D’après le spécialiste du droit maritime Yann Tephany (2016), l’analyse est encore plus intéressante lorsque les arbitres se penchent sur le sens donné au verbe « to sustain » : une « habitation humaine » doit correspondre à une communauté de personnes pouvant satisfaire à ses propres besoins pour une période indéterminée. De même, une « activité économique propre » renvoie à la capacité pour les habitants de l’élément maritime de disposer d’une activité économique indépendante, c’est-à-dire qui ne provient pas uniquement de l’extérieur. De plus, cette activité économique ne peut se fonder uniquement sur des activités extractives. Enfin, le Tribunal précise que l’activité économique et l’habitation humaine ne sont pas des conditions cumulatives : « un élément maritime disposant de l’un ou l’autre de ces caractères pourra disposer d’une zone économique exclusive et d’un plateau continental ».

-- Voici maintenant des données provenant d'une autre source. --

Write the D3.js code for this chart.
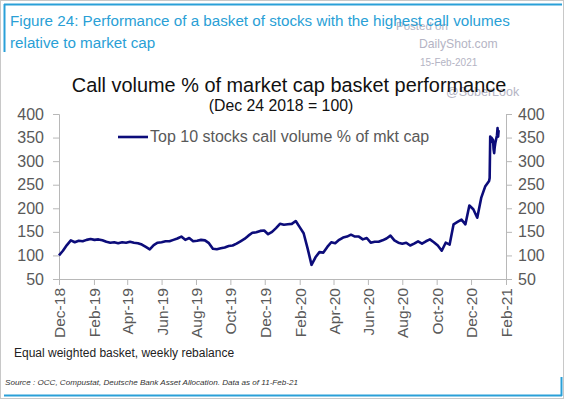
<!DOCTYPE html>
<html>
<head>
<meta charset="utf-8">
<script src="https://cdn.jsdelivr.net/npm/d3@7"></script>
<style>
  body { margin: 0; background: #fff; }
  svg { display: block; font-family: "Liberation Sans", Arial, sans-serif; }
</style>
</head>
<body>
<div id="chart"></div>
<script>
// basket index, weekly from Dec 24 2018 up to Jan 25 2021
var startDate = new Date(2018, 11, 24);
var weeklyValues = [
  100, 110, 122, 132, 128, 131, 130, 133, 135, 133,
  134, 132, 129, 127, 128, 126, 128, 127, 129, 127,
  126, 123, 118, 113, 122, 127, 128, 130, 130, 133,
  136, 140, 133, 137, 130, 131, 133, 132, 126, 114,
  113, 115, 117, 120, 121, 125, 130, 135, 142, 148,
  149, 152, 153, 145, 150, 158, 167, 165, 166, 167,
  173, 160, 147, 115, 80, 96, 107, 106, 118, 128,
  126, 133, 138, 140, 144, 140, 140, 134, 137, 127,
  129, 129, 132, 136, 142, 132, 127, 125, 127, 121,
  125, 130, 125, 130, 134, 128, 121, 110, 127, 123,
  166, 171, 176, 166, 206, 198, 180, 222, 246, 258
];
// daily points for the last weeks (call volume spike)
var tailDates = ["2021-01-26", "2021-01-27", "2021-01-28", "2021-01-29", "2021-02-01",
  "2021-02-02", "2021-02-03", "2021-02-04", "2021-02-05", "2021-02-08",
  "2021-02-09", "2021-02-10", "2021-02-11"];
var tailValues = [264, 352, 340, 350, 345, 325, 317, 330, 338, 355, 370, 352, 366];

var yTicks = [50, 100, 150, 200, 250, 300, 350, 400];
var xTickDates = ["2018-12-24", "2019-02-24", "2019-04-24", "2019-06-24", "2019-08-24",
  "2019-10-24", "2019-12-24", "2020-02-24", "2020-04-24", "2020-06-24",
  "2020-08-24", "2020-10-24", "2020-12-24", "2021-02-24"];
var seriesName = "Top 10 stocks call volume % of mkt cap";

var parse = d3.timeParse("%Y-%m-%d");
var data = [];
weeklyValues.forEach(function(v, i) {
  data.push({date: d3.timeDay.offset(startDate, i * 7), value: v});
});
tailDates.forEach(function(d, i) {
  data.push({date: parse(d), value: tailValues[i]});
});

var W = 564, H = 399;
var margin = {top: 114, right: 58, bottom: 120, left: 59};
var width = W - margin.left - margin.right;
var height = H - margin.top - margin.bottom;

var svg = d3.select("#chart").append("svg")
  .attr("width", W)
  .attr("height", H);

// frame
svg.append("rect").attr("x", 0.5).attr("y", 0.5).attr("width", W - 1).attr("height", H - 1)
  .attr("fill", "none").attr("stroke", "#c8c8c8");
svg.append("line").attr("x1", 4).attr("x2", 562).attr("y1", 4.5).attr("y2", 4.5)
  .attr("stroke", "#2aa0d8").attr("stroke-width", 2);
svg.append("line").attr("x1", 4.5).attr("x2", 4.5).attr("y1", 4).attr("y2", 52)
  .attr("stroke", "#2aa0d8").attr("stroke-width", 2);
svg.append("line").attr("x1", 4).attr("x2", 562).attr("y1", 395.5).attr("y2", 395.5)
  .attr("stroke", "#2aa0d8").attr("stroke-width", 2);
svg.append("line").attr("x1", 561.5).attr("x2", 561.5).attr("y1", 377).attr("y2", 396)
  .attr("stroke", "#2aa0d8").attr("stroke-width", 2);

// watermark (sits behind the titles, as in the source)
var wm = svg.append("g").attr("fill", "#b4b4c4");
wm.append("text").attr("x", 396).attr("y", 30).attr("font-size", 11.5).text("Posted on");
wm.append("text").attr("x", 419).attr("y", 48).attr("font-size", 12.2).text("DailyShot.com");
wm.append("text").attr("x", 420).attr("y", 66).attr("font-size", 10).text("15-Feb-2021");
wm.append("text").attr("x", 446).attr("y", 96).attr("font-size", 12.5).text("@SoberLook");

// figure title
svg.append("text").attr("x", 10).attr("y", 26).attr("fill", "#2a9fd6").attr("font-size", 15.2)
  .text("Figure 24: Performance of a basket of stocks with the highest call volumes");
svg.append("text").attr("x", 10).attr("y", 48).attr("fill", "#2a9fd6").attr("font-size", 15.2)
  .text("relative to market cap");

// chart title
svg.append("text").attr("x", 289).attr("y", 92).attr("text-anchor", "middle")
  .attr("font-size", 19.9).attr("fill", "#111")
  .text("Call volume % of market cap basket performance");
svg.append("text").attr("x", 281).attr("y", 111).attr("text-anchor", "middle")
  .attr("font-size", 15.8).attr("fill", "#111")
  .text("(Dec 24 2018 = 100)");

var g = svg.append("g").attr("transform", "translate(" + margin.left + "," + margin.top + ")");

var x = d3.scaleTime()
  .domain([parse(xTickDates[0]), parse(xTickDates[xTickDates.length - 1])])
  .range([0, width]);
var y = d3.scaleLinear().domain([50, 400]).range([height, 0]);

var axisColor = "#b8b8b8", labelColor = "#595959";

// left axis
var yl = g.append("g").call(d3.axisLeft(y).tickValues(yTicks).tickSize(6).tickPadding(9));
// right axis
var yr = g.append("g").attr("transform", "translate(" + width + ",0)")
  .call(d3.axisRight(y).tickValues(yTicks).tickSize(6).tickPadding(6));
// bottom axis
var xa = g.append("g").attr("transform", "translate(0," + height + ")")
  .call(d3.axisBottom(x).tickValues(xTickDates.map(parse)).tickSize(6)
    .tickFormat(d3.timeFormat("%b-%y")));

[yl, yr, xa].forEach(function(a) {
  a.select(".domain").attr("stroke", axisColor);
  a.selectAll(".tick line").attr("stroke", axisColor);
  a.selectAll(".tick text").attr("fill", labelColor).attr("font-size", 16)
    .attr("font-family", "Liberation Sans, Arial, sans-serif");
});
xa.selectAll(".tick text")
  .attr("font-size", 15.5)
  .attr("text-anchor", "end")
  .attr("transform", "translate(0,9) rotate(-90)")
  .attr("x", 0).attr("y", 0).attr("dy", "0.36em");

// line
g.append("path")
  .datum(data)
  .attr("fill", "none")
  .attr("stroke", "#0c0c7a")
  .attr("stroke-width", 2.6)
  .attr("stroke-linejoin", "round")
  .attr("d", d3.line()
    .x(function(d) { return x(d.date); })
    .y(function(d) { return y(d.value); }));

// legend
svg.append("line").attr("x1", 118).attr("x2", 148).attr("y1", 137).attr("y2", 137)
  .attr("stroke", "#0c0c7a").attr("stroke-width", 2.6);
svg.append("text").attr("x", 150).attr("y", 142).attr("font-size", 16).attr("fill", labelColor)
  .text(seriesName);

// notes
svg.append("text").attr("x", 14).attr("y", 357).attr("font-size", 12).attr("fill", "#222")
  .text("Equal weighted basket, weekly rebalance");
svg.append("text").attr("x", 5).attr("y", 385).attr("font-size", 8.1).attr("font-style", "italic")
  .attr("fill", "#333")
  .text("Source : OCC, Compustat, Deutsche Bank Asset Allocation. Data as of 11-Feb-21");
</script>
</body>
</html>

La ZEE française au large des Glorieuses tient beaucoup à la présence de bases militaires, comme c’est le cas aussi avec l’atoll de Clipperton, au large du Mexique, qui rapporte plus de 430 000 km² de ZEE à la France en dépit de son caractère manifestement inhabitable. Mais c’est bien d’un statut juridique d’île que jouit actuellement Clipperton, qui « présente un grand intérêt scientifique pour la surveillance météorologique et géostratégique dans le Pacifique Nord, car située sur une grande zone de passage maritime. De plus, elle permet les observations de l’océan, des grands fonds et de leur biodiversité, face aux évènements climatiques planétaires » (Tchékémian, 2022). Bien des km² de ZEE se jouent sur le lien entre présence militaire et intérêt scientifique.

Florian Aumond et Marie Redon, novembre 2025.